DIRECTIVE: Take the lines from the head of the listing through the one bearing "sep=0pt, anchor=north west]" and copy them exactly, leaving every picture out.

DATA PROVIDED:
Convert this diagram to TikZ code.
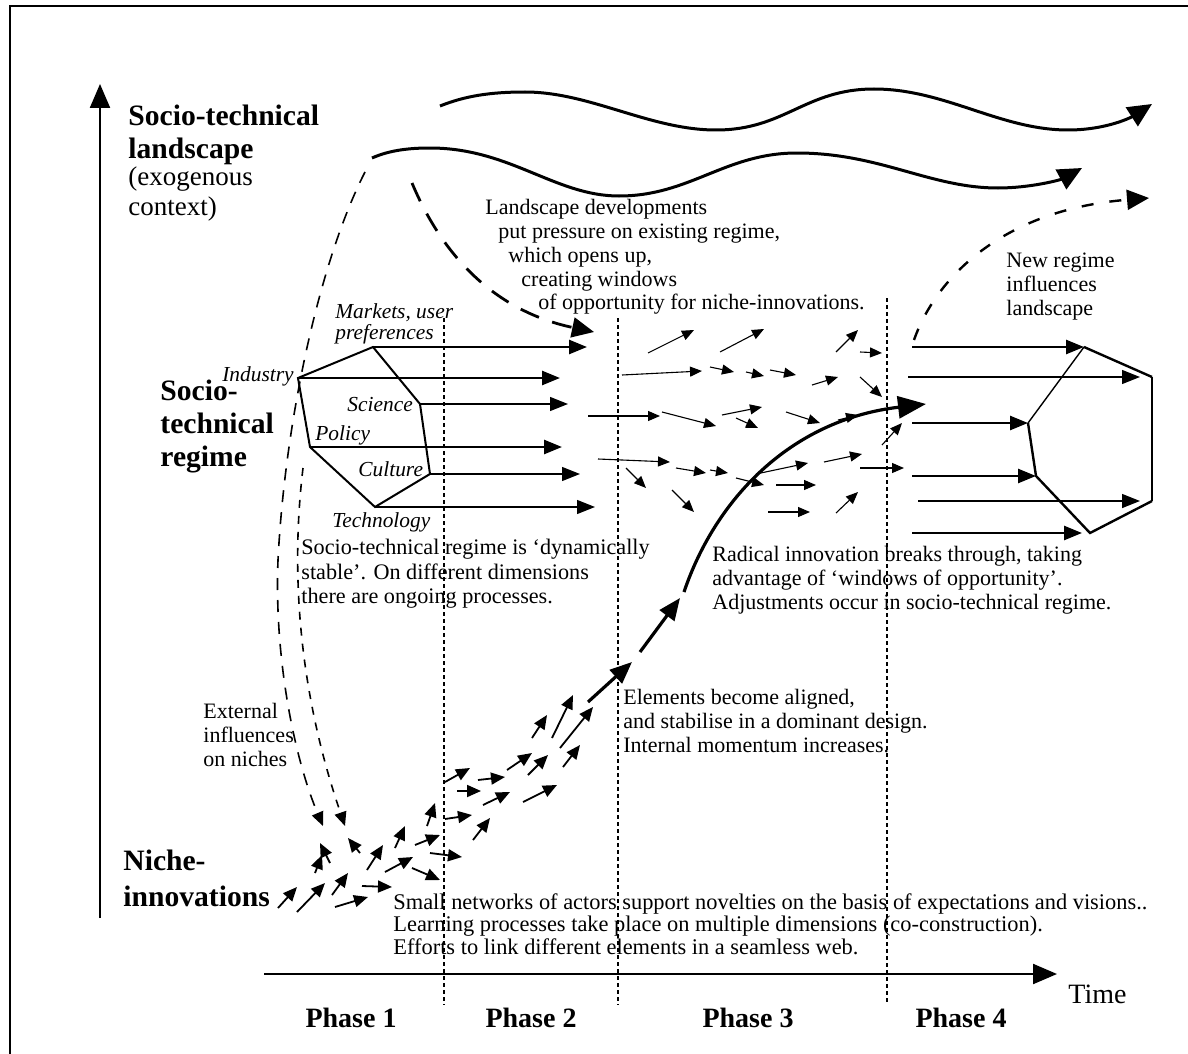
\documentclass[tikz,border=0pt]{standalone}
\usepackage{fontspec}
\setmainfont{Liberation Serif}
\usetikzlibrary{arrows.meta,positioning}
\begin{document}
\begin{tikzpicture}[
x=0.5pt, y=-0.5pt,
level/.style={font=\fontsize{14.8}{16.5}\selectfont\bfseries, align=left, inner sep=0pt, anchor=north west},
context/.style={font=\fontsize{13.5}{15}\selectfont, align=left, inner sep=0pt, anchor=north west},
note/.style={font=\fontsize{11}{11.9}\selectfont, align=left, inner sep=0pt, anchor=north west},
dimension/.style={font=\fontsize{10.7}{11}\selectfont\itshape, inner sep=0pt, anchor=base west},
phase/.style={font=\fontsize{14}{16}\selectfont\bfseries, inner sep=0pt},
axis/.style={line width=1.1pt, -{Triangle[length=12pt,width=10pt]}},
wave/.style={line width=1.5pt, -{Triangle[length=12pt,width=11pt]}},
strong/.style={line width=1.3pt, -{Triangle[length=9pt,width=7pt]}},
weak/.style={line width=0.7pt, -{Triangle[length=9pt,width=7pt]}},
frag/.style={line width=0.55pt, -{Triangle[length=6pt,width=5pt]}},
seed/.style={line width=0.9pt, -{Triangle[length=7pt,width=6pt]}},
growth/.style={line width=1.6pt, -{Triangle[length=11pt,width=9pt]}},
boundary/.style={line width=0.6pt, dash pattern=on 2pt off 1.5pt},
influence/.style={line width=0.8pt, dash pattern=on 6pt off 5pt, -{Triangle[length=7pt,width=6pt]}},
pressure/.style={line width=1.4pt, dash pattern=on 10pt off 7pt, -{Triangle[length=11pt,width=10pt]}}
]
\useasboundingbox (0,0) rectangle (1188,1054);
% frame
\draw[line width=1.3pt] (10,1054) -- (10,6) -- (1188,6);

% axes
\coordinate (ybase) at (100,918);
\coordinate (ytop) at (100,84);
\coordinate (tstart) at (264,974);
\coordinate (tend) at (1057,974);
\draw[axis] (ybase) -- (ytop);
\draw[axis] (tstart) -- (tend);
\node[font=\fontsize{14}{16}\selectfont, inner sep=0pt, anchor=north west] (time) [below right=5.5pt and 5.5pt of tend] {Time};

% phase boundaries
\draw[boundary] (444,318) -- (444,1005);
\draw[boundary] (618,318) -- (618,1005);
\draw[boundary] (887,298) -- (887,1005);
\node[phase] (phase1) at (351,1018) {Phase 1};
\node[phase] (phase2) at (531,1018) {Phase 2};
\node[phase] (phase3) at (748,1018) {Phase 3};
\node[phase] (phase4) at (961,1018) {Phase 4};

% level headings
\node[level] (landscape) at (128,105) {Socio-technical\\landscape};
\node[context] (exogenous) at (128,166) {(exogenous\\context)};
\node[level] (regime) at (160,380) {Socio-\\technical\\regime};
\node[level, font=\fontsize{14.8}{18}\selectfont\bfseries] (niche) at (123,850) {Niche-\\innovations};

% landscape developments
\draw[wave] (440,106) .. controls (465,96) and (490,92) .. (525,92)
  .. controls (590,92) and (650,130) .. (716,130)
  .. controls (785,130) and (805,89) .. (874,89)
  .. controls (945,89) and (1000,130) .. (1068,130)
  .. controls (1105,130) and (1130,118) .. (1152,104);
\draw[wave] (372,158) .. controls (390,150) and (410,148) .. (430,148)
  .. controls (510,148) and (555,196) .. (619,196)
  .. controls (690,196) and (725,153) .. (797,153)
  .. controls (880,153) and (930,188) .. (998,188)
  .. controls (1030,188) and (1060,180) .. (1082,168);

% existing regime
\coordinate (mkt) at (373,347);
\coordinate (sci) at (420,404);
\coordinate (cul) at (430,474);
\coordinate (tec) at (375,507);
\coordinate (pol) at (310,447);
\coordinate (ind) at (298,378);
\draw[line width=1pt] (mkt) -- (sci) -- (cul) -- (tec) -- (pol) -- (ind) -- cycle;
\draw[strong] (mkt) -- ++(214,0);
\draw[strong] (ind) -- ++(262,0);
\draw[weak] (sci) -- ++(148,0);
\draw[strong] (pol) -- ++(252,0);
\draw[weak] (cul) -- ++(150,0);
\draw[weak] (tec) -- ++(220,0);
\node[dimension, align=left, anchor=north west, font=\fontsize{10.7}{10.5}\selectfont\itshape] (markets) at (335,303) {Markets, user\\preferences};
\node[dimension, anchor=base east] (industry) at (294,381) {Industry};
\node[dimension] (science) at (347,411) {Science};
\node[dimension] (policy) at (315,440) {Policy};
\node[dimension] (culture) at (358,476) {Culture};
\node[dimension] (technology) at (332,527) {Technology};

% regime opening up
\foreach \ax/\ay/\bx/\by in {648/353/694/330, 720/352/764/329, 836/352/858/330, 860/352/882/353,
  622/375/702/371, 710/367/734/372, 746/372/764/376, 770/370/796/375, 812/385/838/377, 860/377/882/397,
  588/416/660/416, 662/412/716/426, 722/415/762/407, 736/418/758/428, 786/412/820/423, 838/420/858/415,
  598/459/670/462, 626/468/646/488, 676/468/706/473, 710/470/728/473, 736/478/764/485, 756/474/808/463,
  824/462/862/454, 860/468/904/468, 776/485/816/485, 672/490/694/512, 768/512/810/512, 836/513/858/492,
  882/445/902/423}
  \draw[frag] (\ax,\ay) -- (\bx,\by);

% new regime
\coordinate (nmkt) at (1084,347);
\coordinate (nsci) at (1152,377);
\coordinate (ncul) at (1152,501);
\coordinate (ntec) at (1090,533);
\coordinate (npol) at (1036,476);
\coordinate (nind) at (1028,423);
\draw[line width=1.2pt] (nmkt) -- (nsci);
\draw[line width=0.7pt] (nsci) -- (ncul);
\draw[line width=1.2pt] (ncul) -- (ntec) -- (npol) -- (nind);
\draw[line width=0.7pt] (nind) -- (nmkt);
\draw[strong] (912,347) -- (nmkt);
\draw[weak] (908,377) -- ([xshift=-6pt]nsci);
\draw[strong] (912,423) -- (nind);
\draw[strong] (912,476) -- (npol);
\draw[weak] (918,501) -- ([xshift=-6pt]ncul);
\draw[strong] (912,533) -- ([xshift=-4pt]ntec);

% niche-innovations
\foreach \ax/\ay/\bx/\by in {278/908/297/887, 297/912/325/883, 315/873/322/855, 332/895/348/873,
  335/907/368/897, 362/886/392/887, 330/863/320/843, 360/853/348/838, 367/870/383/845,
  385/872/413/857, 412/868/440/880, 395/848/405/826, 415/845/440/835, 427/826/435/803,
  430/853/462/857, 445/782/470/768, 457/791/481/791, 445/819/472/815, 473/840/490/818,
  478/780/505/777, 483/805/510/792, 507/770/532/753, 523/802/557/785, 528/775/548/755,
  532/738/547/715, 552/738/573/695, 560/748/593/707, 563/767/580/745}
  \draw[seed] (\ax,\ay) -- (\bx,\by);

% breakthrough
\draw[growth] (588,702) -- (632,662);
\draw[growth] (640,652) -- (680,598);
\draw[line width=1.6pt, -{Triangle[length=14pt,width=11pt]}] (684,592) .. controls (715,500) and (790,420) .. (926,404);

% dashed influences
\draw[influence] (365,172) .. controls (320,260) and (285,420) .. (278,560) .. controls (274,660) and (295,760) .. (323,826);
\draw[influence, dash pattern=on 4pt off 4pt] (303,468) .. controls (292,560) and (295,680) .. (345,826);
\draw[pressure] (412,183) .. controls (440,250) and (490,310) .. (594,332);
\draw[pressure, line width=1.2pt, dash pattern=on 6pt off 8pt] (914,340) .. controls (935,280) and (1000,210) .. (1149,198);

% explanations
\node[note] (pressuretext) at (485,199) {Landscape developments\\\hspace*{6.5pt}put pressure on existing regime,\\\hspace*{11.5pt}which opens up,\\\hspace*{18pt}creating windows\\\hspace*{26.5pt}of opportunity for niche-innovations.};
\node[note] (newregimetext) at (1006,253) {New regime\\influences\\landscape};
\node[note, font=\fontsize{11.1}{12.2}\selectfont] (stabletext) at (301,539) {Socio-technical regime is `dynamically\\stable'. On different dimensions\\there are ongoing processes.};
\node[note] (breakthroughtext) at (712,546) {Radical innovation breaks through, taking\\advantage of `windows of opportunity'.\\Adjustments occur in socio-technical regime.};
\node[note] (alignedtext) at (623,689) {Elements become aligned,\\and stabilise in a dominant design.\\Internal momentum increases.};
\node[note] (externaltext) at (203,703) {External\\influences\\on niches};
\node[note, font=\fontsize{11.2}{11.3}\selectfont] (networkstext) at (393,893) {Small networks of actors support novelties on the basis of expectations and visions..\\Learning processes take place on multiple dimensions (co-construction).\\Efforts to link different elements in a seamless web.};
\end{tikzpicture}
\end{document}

COMPLETED EXERCISE:
Convert this diagram to TikZ code.
\documentclass[tikz,border=0pt]{standalone}
\usepackage{fontspec}
\setmainfont{Liberation Serif}
\usetikzlibrary{arrows.meta,positioning}
\begin{document}
\begin{tikzpicture}[
x=0.5pt, y=-0.5pt,
level/.style={font=\fontsize{14.8}{16.5}\selectfont\bfseries, align=left, inner sep=0pt, anchor=north west},
context/.style={font=\fontsize{13.5}{15}\selectfont, align=left, inner sep=0pt, anchor=north west},
note/.style={font=\fontsize{11}{11.9}\selectfont, align=left, inner sep=0pt, anchor=north west},
dimension/.style={font=\fontsize{10.7}{11}\selectfont\itshape, inner sep=0pt, anchor=base west},
phase/.style={font=\fontsize{14}{16}\selectfont\bfseries, inner sep=0pt},
axis/.style={line width=1.1pt, -{Triangle[length=12pt,width=10pt]}},
wave/.style={line width=1.5pt, -{Triangle[length=12pt,width=11pt]}},
strong/.style={line width=1.3pt, -{Triangle[length=9pt,width=7pt]}},
weak/.style={line width=0.7pt, -{Triangle[length=9pt,width=7pt]}},
frag/.style={line width=0.55pt, -{Triangle[length=6pt,width=5pt]}},
seed/.style={line width=0.9pt, -{Triangle[length=7pt,width=6pt]}},
growth/.style={line width=1.6pt, -{Triangle[length=11pt,width=9pt]}},
boundary/.style={line width=0.6pt, dash pattern=on 2pt off 1.5pt},
influence/.style={line width=0.8pt, dash pattern=on 6pt off 5pt, -{Triangle[length=7pt,width=6pt]}},
pressure/.style={line width=1.4pt, dash pattern=on 10pt off 7pt, -{Triangle[length=11pt,width=10pt]}}
]
\useasboundingbox (0,0) rectangle (1188,1054);
% frame
\draw[line width=1.3pt] (10,1054) -- (10,6) -- (1188,6);

% axes
\coordinate (ybase) at (100,918);
\coordinate (ytop) at (100,84);
\coordinate (tstart) at (264,974);
\coordinate (tend) at (1057,974);
\draw[axis] (ybase) -- (ytop);
\draw[axis] (tstart) -- (tend);
\node[font=\fontsize{14}{16}\selectfont, inner sep=0pt, anchor=north west] (time) [below right=5.5pt and 5.5pt of tend] {Time};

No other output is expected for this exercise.